I expressed my concern Anne. She just laughed and said, “When I’m buried out there, I think I will like the idea of the children playing above me.” That’s just like Anne; never wants to miss a party, even in death.
Then the day arrived, and I was out there when the children were released to hunt the eggs. Sure enough, right there among the black-draped cross and the Memorial Garden were laughter, joy, and play, as if all the children were joining with the angel seated on the rolled-away stone, singing, “Death, where is your sting?”
I glanced at the wall and saw a lone, unafraid child seated on it, dangling his feet. He could have been reseed in lighting and snow.
I need to get over it. Apparently God has no problem with a party in a cemetery.”
Now, please don’t tell Chris, but maybe I need to get over it too.
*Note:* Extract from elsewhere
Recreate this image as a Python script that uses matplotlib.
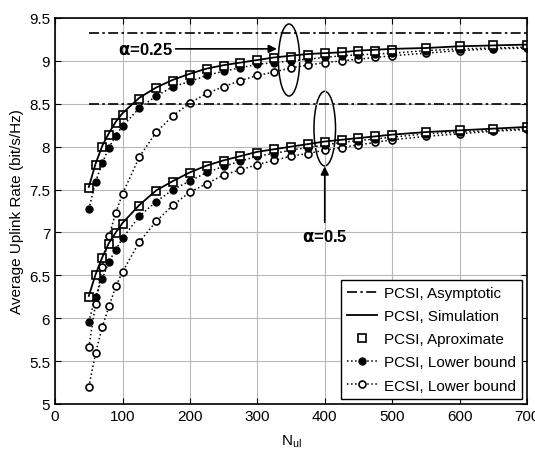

Maybe God doesn’t mind a neon green sign announcing that Christ is risen showing up right in the middle of Lent.
You see, as much as we want to get the Easter story right, it can never be tamed. I think Rick Lischer, a professor at Duke, is right to say that
the resurrection of Jesus Christ cannot ultimately be explained; just practiced–performed: not in a seminar or even a sermon but in people worshiping together, standing to sing ‘Lift High the Cross,’ praying and then rolling up their sleeves and practicing resurrection in their families, communities, institutions, by loving serving, giving…and living, always in hope, not only for personal resurrection but for the ultimate victory of truth, goodness, and grace and love in our lives and in our world.
That’s what Massanutten Cares, our congregation’s day of service and caring, is all about. We will join God’s invasion of resurrection within this community by going out of this sanctuary to bear witness through simple acts of caring that G0d is at work in this world to defeat death in all of its forms.
You know, I really wish we had time to print up some neon green tee shirts to wear as we go. Because Christ is risen. He is risen indeed.